It has been said that you can become a concert pianist with 10,000 hours of practice. Personally, according to Steam which since 2009 has been tracking how much I play games on my PC, I’ve clocked in the ballpark of 6,000 hours on various games since 2009, just on that platform. Factor in the preceding 25 or so years playing games on top of that and I’m starting to think maybe somebody should book me in to Carnegie Hall so culture vultures can watch me play Dwarf Fortress in C minor.

Carnegie Hall won’t be calling. The simple fact is that though I’ve tried, and largely succeeded, to cram quality game playing time into every corner of my waking life (plus a mission in Kerbal Space Program during a particularly vivid and memorable dream) I’m not an outlier. There are men and women whose dedication to playing video games is almost beyond belief. Players who measure the time committed to single games, usually multiplayer games, in the thousands of hours, and are happy to do it.

Sometimes I wonder if I spent my time with games well. If there wasn’t something else I could have been doing. Maybe if I’d spent fifty less hours playing and fifty more hours at the gym I’d be in better shape. Maybe if I’d skipped a given game entirely 200 hours or so might have been diverted to something more traditionally productive, learning like a foreign language or training a swan to bite the Queen. It is easy to juggle hypotheticals when the time spent is all laid out before us. Ultimately I don’t regret any of it.

The idea that people are just pouring their lives into an insatiable digital abyss could be seen as a waste, because for all intents and purposes, it is a waste. Our greatest accomplishments in the field of gaming are just a hard disk failure or cloud save snafu away from obliteration. It could be argued that the last two decades or so through which the video game has risen to prominence have created a boondoggle of incalculable proportions. Millions of hours across the world going into this sinkhole - had gamers only looked outwards, we might wonder, could they have not achieved something great? Could we not have all done something useful?

Well, no. To view time in games in the above terms, as time lost, is to miss the point of playing the game in the first place. For me playing a game is to recharge, to escape from reality that is, let’s face it, not nearly as enticing as we were brought up to think it’d be.

We live in a world of suffering and injustice and it isn’t getting better. In general there’s climate change and wealth disparity, and on a personal level (spoiler alert) we’re all going to die eventually.
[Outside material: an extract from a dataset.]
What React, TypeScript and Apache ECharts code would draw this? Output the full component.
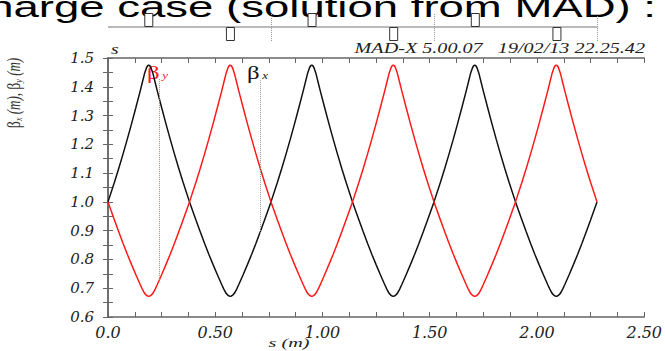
import React, { useEffect, useRef } from "react";
import * as echarts from "echarts";

// s positions along the lattice (m)
const sPositions = [
  0, 0.03, 0.05, 0.07, 0.09, 0.11, 0.13, 0.15, 0.16, 0.17, 0.18, 0.185, 0.19, 0.195, 0.2, 0.21, 0.22, 0.23, 0.25, 0.27, 0.29, 0.31, 0.33, 0.35,
  0.38, 0.41, 0.43, 0.45, 0.47, 0.49, 0.51, 0.53, 0.54, 0.55, 0.56, 0.565, 0.57, 0.575, 0.58, 0.59, 0.6, 0.61, 0.63, 0.65, 0.67, 0.69, 0.71, 0.73,
  0.76, 0.79, 0.81, 0.83, 0.85, 0.87, 0.89, 0.91, 0.92, 0.93, 0.94, 0.945, 0.95, 0.955, 0.96, 0.97, 0.98, 0.99, 1.01, 1.03, 1.05, 1.07, 1.09, 1.11,
  1.14, 1.17, 1.19, 1.21, 1.23, 1.25, 1.27, 1.29, 1.3, 1.31, 1.32, 1.325, 1.33, 1.335, 1.34, 1.35, 1.36, 1.37, 1.39, 1.41, 1.43, 1.45, 1.47, 1.49,
  1.52, 1.55, 1.57, 1.59, 1.61, 1.63, 1.65, 1.67, 1.68, 1.69, 1.7, 1.705, 1.71, 1.715, 1.72, 1.73, 1.74, 1.75, 1.77, 1.79, 1.81, 1.83, 1.85, 1.87,
  1.9, 1.93, 1.95, 1.97, 1.99, 2.01, 2.03, 2.05, 2.06, 2.07, 2.08, 2.085, 2.09, 2.095, 2.1, 2.11, 2.12, 2.13, 2.15, 2.17, 2.19, 2.21, 2.23, 2.25,
  2.28,
];

// beta_x (m), black
const betaX = [
  1.0, 1.068, 1.116, 1.166, 1.218, 1.272, 1.328, 1.385, 1.415, 1.445, 1.467, 1.473, 1.475, 1.473, 1.467, 1.445, 1.415, 1.385, 1.328, 1.272, 1.218, 1.166, 1.116, 1.068,
  1.0, 0.937, 0.896, 0.856, 0.818, 0.782, 0.747, 0.713, 0.697, 0.683, 0.675, 0.673, 0.672, 0.673, 0.675, 0.683, 0.697, 0.713, 0.747, 0.782, 0.818, 0.856, 0.896, 0.937,
  1.0, 1.068, 1.116, 1.166, 1.218, 1.272, 1.328, 1.385, 1.415, 1.445, 1.467, 1.473, 1.475, 1.473, 1.467, 1.445, 1.415, 1.385, 1.328, 1.272, 1.218, 1.166, 1.116, 1.068,
  1.0, 0.937, 0.896, 0.856, 0.818, 0.782, 0.747, 0.713, 0.697, 0.683, 0.675, 0.673, 0.672, 0.673, 0.675, 0.683, 0.697, 0.713, 0.747, 0.782, 0.818, 0.856, 0.896, 0.937,
  1.0, 1.068, 1.116, 1.166, 1.218, 1.272, 1.328, 1.385, 1.415, 1.445, 1.467, 1.473, 1.475, 1.473, 1.467, 1.445, 1.415, 1.385, 1.328, 1.272, 1.218, 1.166, 1.116, 1.068,
  1.0, 0.937, 0.896, 0.856, 0.818, 0.782, 0.747, 0.713, 0.697, 0.683, 0.675, 0.673, 0.672, 0.673, 0.675, 0.683, 0.697, 0.713, 0.747, 0.782, 0.818, 0.856, 0.896, 0.937,
  1.0,
];

// beta_y (m), red
const betaY = [
  1.0, 0.937, 0.896, 0.856, 0.818, 0.782, 0.747, 0.713, 0.697, 0.683, 0.675, 0.673, 0.672, 0.673, 0.675, 0.683, 0.697, 0.713, 0.747, 0.782, 0.818, 0.856, 0.896, 0.937,
  1.0, 1.068, 1.116, 1.166, 1.218, 1.272, 1.328, 1.385, 1.415, 1.445, 1.467, 1.473, 1.475, 1.473, 1.467, 1.445, 1.415, 1.385, 1.328, 1.272, 1.218, 1.166, 1.116, 1.068,
  1.0, 0.937, 0.896, 0.856, 0.818, 0.782, 0.747, 0.713, 0.697, 0.683, 0.675, 0.673, 0.672, 0.673, 0.675, 0.683, 0.697, 0.713, 0.747, 0.782, 0.818, 0.856, 0.896, 0.937,
  1.0, 1.068, 1.116, 1.166, 1.218, 1.272, 1.328, 1.385, 1.415, 1.445, 1.467, 1.473, 1.475, 1.473, 1.467, 1.445, 1.415, 1.385, 1.328, 1.272, 1.218, 1.166, 1.116, 1.068,
  1.0, 0.937, 0.896, 0.856, 0.818, 0.782, 0.747, 0.713, 0.697, 0.683, 0.675, 0.673, 0.672, 0.673, 0.675, 0.683, 0.697, 0.713, 0.747, 0.782, 0.818, 0.856, 0.896, 0.937,
  1.0, 1.068, 1.116, 1.166, 1.218, 1.272, 1.328, 1.385, 1.415, 1.445, 1.467, 1.473, 1.475, 1.473, 1.467, 1.445, 1.415, 1.385, 1.328, 1.272, 1.218, 1.166, 1.116, 1.068,
  1.0,
];

const xTickLabels = ["0.0", "0.50", "1.00", "1.50", "2.00", "2.50"];
const yTickLabels = ["0.6", "0.7", "0.8", "0.9", "1.0", "1.1", "1.2", "1.3", "1.4", "1.5"];

// lattice elements (m)
const focusingQuads = [0.19, 0.95, 1.71];
const defocusingQuads = [0.57, 1.33, 2.09];
const cellBoundaries = [0.76, 1.52, 2.28];
const latticeLength = 2.28;

// marker lines for the curve labels: [s, value on curve, top value]
const betaYMarker = [0.239, 0.728, 1.43];
const betaXMarker = [0.708, 0.892, 1.423];

const titleText = "charge case (solution from MAD) :";
const headerText = "MAD-X 5.00.07\u00a0\u00a0\u00a019/02/13 22.25.42";

const SERIF = '"Liberation Serif", "Times New Roman", serif';
const LABEL_SERIF = '"DejaVu Serif", serif';

export default function App() {
  const ref = useRef<HTMLDivElement>(null);

  useEffect(() => {
    if (!ref.current) return;
    const chart = echarts.init(ref.current, undefined, { renderer: "svg" });

    const blackData = sPositions.map((s, i) => [s, betaX[i]]);
    const redData = sPositions.map((s, i) => [s, betaY[i]]);
    const quadData = [
      ...focusingQuads.map((s) => [s, 1]),
      ...defocusingQuads.map((s) => [s, -1]),
    ];

    const axisLine = { show: true, lineStyle: { color: "#666", width: 1.5 } };
    const tick = { show: true, inside: true, length: 5, lineStyle: { color: "#666", width: 1 } };
    const minor = (n: number) => ({ show: true, splitNumber: n, length: 5, lineStyle: { color: "#666", width: 1 } });

    const option: any = {
      animation: false,
      backgroundColor: "#fff",
      grid: [
        { left: 108, right: 20, top: 58, bottom: 34 },
        { left: 108, right: 20, top: 13, height: 28 },
      ],
      xAxis: [
        {
          type: "value", gridIndex: 0, position: "bottom", min: 0, max: 2.5, interval: 0.5,
          axisLine, axisTick: tick, minorTick: minor(4),
          splitLine: { show: false },
          axisLabel: {
            margin: 7,
            color: "#222",
            fontFamily: LABEL_SERIF,
            fontStyle: "italic",
            fontSize: 16,
            formatter: (v: number) => xTickLabels[Math.round(v / 0.5)] ?? "",
          },
        },
        {
          type: "value", gridIndex: 0, position: "top", min: 0, max: 2.5, interval: 0.5,
          axisLine, axisTick: tick, minorTick: minor(4),
          splitLine: { show: false }, axisLabel: { show: false },
        },
        {
          type: "value", gridIndex: 1, min: 0, max: 2.5, show: false,
        },
      ],
      yAxis: [
        {
          type: "value", gridIndex: 0, position: "left", min: 0.6, max: 1.5, interval: 0.1,
          axisLine, axisTick: tick, minorTick: minor(2),
          splitLine: { show: false },
          axisLabel: {
            margin: 14,
            color: "#222",
            fontFamily: LABEL_SERIF,
            fontStyle: "italic",
            fontSize: 15,
            formatter: (v: number) => yTickLabels[Math.round((v - 0.6) / 0.1)] ?? "",
          },
        },
        {
          type: "value", gridIndex: 0, position: "right", min: 0.6, max: 1.5, interval: 0.1,
          axisLine, axisTick: tick, minorTick: minor(2),
          splitLine: { show: false }, axisLabel: { show: false },
        },
        {
          type: "value", gridIndex: 1, min: -1, max: 1, show: false,
        },
      ],
      series: [
        {
          type: "line", xAxisIndex: 0, yAxisIndex: 0, data: blackData,
          symbol: "none", lineStyle: { color: "#111", width: 1.5 }, z: 3,
          markLine: {
            silent: true, symbol: "none", label: { show: false },
            lineStyle: { color: "#999", type: "dotted", width: 1 },
            data: [[{ coord: [betaXMarker[0], betaXMarker[1]] }, { coord: [betaXMarker[0], betaXMarker[2]] }]],
          },
        },
        {
          type: "line", xAxisIndex: 0, yAxisIndex: 0, data: redData,
          symbol: "none", lineStyle: { color: "#ff1a1a", width: 1.5 }, z: 4,
          markLine: {
            silent: true, symbol: "none", label: { show: false },
            lineStyle: { color: "#ff6666", type: "dotted", width: 1 },
            data: [[{ coord: [betaYMarker[0], betaYMarker[1]] }, { coord: [betaYMarker[0], betaYMarker[2]] }]],
          },
        },
        {
          type: "line", xAxisIndex: 2, yAxisIndex: 2, data: [[0, 0], [latticeLength, 0]],
          symbol: "none", lineStyle: { color: "#777", width: 1.2 }, z: 1,
          markLine: {
            silent: true, symbol: "none", label: { show: false },
            lineStyle: { color: "#999", type: "dotted", width: 1 },
            data: cellBoundaries.map((s) => ({ xAxis: s })),
          },
        },
        {
          type: "bar", xAxisIndex: 2, yAxisIndex: 2, data: quadData, barWidth: 9,
          itemStyle: { color: "#fff", borderColor: "#333", borderWidth: 1 }, z: 2,
        },
      ],
      graphic: [
        {
          type: "text", x: 656, y: 7, scaleX: 1.57,
          style: { text: titleText, fontFamily: '"Liberation Sans", Arial, sans-serif', fontSize: 29, fill: "#000", align: "right", verticalAlign: "middle" },
        },
        {
          type: "text", x: 645, y: 49, scaleX: 1.44,
          style: { text: headerText, fontFamily: SERIF, fontStyle: "italic", fontSize: 14, fill: "#222", align: "right", verticalAlign: "middle" },
        },
        {
          type: "text", x: 111, y: 49, scaleX: 1.4,
          style: { text: "s", fontFamily: SERIF, fontStyle: "italic", fontSize: 14, fill: "#222", align: "left", verticalAlign: "middle" },
        },
        {
          type: "text", x: 289, y: 343, scaleX: 1.55,
          style: { text: "s (m)", fontFamily: SERIF, fontStyle: "italic", fontSize: 13, fill: "#222", align: "center", verticalAlign: "middle" },
        },
        {
          type: "text", x: 14, y: 93, rotation: Math.PI / 2, scaleY: 1.4,
          style: {
            text: "{b|β}{s|x}{i| (m), }{b|β}{s|y}{i| (m)}",
            align: "center", verticalAlign: "middle", fill: "#333",
            rich: {
              b: { fontFamily: SERIF, fontSize: 14, fill: "#333" },
              s: { fontFamily: SERIF, fontStyle: "italic", fontSize: 8, fill: "#333", padding: [6, 0, 0, 0] },
              i: { fontFamily: SERIF, fontStyle: "italic", fontSize: 13, fill: "#333" },
            },
          },
        },
        {
          type: "text", x: 147, y: 73, scaleX: 1.3,
          style: {
            text: "{b|β}{s|y}", align: "left", verticalAlign: "middle",
            rich: {
              b: { fontFamily: SERIF, fontSize: 19, fill: "#ff1a1a" },
              s: { fontFamily: SERIF, fontStyle: "italic", fontSize: 10, fill: "#ff1a1a", padding: [6, 0, 0, 2] },
            },
          },
        },
        {
          type: "text", x: 247, y: 73, scaleX: 1.3,
          style: {
            text: "{b|β}{s|x}", align: "left", verticalAlign: "middle",
            rich: {
              b: { fontFamily: SERIF, fontSize: 19, fill: "#111" },
              s: { fontFamily: SERIF, fontStyle: "italic", fontSize: 10, fill: "#111", padding: [6, 0, 0, 2] },
            },
          },
        },
      ],
    };

    chart.setOption(option);
    return () => chart.dispose();
  }, []);

  return (
    <div
      ref={ref}
      style={{ position: "fixed", left: 0, top: 0, width: 665, height: 351, background: "#fff" }}
    />
  );
}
Life, even in comparatively comfortable surroundings, is difficult and painful and it never ends well. The decades marked by the growth of video games have coincided with the collapse of traditional ideas of job security, with the near complete breakdown of trust in our political class and with the rise of a surveillance culture so comprehensive and intrusive that the Stasi would be telling us to steady on. We enjoy communications technology that prior generations could only have dreamed of and what have we found out? That people all over the world are getting just as screwed as we are or worse, and there’s no vote we can cast or placard we can march under that will help them. Video games are the most effective means of temporary escapism that humankind has ever developed that didn’t involve a syringe and we need them now more than ever.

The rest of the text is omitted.